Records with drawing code
■ ■ ■ ■

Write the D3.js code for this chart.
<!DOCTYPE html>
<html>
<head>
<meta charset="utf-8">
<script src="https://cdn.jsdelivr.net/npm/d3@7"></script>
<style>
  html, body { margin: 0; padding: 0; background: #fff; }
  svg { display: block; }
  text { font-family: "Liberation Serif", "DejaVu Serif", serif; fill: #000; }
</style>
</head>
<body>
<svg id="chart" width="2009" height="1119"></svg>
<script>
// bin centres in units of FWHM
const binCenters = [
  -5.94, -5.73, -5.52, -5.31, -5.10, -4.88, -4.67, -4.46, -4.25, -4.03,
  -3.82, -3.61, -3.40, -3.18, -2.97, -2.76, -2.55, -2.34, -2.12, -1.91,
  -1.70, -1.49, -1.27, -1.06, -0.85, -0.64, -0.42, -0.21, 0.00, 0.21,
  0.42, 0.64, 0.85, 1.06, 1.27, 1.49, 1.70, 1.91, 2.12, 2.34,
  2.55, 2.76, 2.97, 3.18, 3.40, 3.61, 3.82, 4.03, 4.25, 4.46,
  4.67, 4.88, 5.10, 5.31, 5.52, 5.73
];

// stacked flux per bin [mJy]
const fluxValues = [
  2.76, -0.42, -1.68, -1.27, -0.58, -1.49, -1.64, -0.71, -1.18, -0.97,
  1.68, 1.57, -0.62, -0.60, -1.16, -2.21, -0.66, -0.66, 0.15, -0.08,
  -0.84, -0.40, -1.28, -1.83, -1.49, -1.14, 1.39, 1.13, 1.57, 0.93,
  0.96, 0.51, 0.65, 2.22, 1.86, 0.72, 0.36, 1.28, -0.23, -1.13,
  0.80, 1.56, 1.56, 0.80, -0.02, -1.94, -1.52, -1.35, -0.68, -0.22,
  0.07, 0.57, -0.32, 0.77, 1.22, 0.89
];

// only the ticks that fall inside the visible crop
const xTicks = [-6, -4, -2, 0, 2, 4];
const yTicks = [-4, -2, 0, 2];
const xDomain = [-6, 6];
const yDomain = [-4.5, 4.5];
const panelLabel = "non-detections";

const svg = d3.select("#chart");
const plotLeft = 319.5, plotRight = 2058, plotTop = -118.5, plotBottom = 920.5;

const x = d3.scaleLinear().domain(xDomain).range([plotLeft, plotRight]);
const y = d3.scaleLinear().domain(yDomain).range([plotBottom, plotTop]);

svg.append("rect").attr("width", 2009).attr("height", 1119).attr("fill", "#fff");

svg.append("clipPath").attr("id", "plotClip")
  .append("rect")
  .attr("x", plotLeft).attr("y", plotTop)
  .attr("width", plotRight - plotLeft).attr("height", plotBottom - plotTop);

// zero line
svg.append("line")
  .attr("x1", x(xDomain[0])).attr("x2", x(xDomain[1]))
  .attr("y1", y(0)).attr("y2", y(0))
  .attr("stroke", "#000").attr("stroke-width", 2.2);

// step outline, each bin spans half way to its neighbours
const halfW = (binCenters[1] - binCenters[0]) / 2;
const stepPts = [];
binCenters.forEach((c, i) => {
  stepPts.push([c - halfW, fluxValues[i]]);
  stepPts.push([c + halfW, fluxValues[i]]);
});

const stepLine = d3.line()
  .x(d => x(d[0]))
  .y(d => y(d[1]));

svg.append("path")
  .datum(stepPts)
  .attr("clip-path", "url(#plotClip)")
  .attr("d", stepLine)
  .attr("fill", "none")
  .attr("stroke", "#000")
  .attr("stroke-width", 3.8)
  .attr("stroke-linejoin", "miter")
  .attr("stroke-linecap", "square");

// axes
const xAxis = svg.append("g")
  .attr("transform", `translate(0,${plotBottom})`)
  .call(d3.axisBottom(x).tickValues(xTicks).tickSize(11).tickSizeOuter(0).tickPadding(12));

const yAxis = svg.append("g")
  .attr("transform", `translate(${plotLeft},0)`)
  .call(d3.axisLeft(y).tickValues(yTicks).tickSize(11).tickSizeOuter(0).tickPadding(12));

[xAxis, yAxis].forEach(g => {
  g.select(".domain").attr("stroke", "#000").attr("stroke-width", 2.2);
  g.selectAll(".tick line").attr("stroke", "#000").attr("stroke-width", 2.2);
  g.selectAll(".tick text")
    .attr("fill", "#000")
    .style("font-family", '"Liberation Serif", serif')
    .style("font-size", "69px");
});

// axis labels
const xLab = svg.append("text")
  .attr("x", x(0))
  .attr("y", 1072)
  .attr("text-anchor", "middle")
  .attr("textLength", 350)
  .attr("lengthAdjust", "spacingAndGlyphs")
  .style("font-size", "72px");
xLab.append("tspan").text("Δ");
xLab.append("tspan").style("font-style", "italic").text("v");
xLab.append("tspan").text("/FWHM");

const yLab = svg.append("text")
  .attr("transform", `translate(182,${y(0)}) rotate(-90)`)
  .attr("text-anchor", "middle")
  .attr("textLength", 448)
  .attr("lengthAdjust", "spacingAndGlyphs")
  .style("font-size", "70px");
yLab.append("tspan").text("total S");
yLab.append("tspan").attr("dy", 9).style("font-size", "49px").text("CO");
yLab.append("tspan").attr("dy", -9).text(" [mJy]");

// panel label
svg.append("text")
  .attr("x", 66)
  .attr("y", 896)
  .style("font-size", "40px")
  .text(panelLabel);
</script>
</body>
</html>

■ ■ ■ ■

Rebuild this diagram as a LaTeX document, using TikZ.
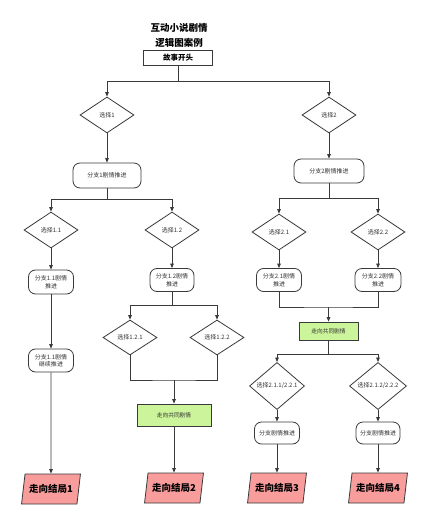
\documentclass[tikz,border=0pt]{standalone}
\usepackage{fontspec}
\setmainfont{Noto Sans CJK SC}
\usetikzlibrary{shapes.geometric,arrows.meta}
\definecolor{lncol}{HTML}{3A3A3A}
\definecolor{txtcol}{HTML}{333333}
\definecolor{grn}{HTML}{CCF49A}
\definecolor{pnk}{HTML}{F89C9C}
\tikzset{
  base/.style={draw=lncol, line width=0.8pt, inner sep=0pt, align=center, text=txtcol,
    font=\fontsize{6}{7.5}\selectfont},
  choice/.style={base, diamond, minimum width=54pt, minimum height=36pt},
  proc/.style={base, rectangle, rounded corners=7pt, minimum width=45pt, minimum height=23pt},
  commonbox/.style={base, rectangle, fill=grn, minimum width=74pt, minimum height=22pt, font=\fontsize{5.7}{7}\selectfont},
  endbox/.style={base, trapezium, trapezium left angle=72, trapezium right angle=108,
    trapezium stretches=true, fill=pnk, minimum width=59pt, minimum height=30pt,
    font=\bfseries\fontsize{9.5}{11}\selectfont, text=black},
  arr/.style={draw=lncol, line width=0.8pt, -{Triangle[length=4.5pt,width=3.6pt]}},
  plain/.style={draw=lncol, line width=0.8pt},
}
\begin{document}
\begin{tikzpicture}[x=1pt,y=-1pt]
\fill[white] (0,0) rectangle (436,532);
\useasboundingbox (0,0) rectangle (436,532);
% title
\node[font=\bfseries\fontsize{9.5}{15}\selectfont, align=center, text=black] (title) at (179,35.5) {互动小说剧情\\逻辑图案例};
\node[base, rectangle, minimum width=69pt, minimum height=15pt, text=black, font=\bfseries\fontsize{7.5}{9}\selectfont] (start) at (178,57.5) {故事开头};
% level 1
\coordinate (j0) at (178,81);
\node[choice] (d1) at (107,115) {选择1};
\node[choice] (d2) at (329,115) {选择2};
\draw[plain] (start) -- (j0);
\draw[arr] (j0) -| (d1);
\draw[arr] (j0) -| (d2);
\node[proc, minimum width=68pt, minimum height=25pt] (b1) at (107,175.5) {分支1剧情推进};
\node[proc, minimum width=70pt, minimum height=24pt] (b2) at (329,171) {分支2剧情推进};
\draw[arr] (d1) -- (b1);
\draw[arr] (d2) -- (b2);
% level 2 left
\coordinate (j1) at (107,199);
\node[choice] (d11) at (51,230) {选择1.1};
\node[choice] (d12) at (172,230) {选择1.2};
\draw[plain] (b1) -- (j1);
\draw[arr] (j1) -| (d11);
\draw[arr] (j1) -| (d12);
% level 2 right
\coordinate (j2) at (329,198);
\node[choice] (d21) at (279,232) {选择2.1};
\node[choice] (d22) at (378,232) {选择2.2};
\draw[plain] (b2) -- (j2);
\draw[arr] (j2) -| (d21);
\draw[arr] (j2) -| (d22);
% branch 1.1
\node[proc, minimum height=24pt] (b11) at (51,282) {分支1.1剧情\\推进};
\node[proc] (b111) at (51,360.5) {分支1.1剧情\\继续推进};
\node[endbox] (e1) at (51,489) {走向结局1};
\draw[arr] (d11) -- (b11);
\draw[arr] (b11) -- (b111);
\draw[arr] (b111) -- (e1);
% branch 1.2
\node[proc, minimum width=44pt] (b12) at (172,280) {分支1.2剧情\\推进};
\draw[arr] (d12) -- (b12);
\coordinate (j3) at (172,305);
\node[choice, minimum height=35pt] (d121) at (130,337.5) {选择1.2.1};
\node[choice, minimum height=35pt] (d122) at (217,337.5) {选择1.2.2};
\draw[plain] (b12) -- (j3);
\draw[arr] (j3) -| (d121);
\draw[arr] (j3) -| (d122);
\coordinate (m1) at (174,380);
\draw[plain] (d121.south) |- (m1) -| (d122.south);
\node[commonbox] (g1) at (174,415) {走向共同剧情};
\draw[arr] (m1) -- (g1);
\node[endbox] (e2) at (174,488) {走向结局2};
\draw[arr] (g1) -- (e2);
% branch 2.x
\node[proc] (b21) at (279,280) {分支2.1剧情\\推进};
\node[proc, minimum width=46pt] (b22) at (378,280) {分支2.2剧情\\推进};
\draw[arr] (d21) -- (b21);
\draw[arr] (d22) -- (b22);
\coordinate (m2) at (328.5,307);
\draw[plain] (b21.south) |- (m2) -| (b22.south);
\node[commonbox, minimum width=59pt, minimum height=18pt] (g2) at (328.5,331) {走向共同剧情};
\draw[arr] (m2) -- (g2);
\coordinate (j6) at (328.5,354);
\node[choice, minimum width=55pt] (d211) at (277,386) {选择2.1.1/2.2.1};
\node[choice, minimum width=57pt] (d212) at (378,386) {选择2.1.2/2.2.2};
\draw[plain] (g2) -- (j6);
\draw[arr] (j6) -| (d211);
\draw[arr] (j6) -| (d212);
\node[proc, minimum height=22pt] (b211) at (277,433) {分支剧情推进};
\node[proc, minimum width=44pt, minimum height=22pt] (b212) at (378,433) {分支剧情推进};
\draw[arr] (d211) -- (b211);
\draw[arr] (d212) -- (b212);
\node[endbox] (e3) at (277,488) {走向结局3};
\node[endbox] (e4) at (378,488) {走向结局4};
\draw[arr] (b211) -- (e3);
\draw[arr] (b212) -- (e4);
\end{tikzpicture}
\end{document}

■ ■ ■ ■

■ **STATED PROBLEM**: Lines containing the word "this" are to be counted in the listing; state their number alone.

■ **WRITTEN RESPONSE**: 2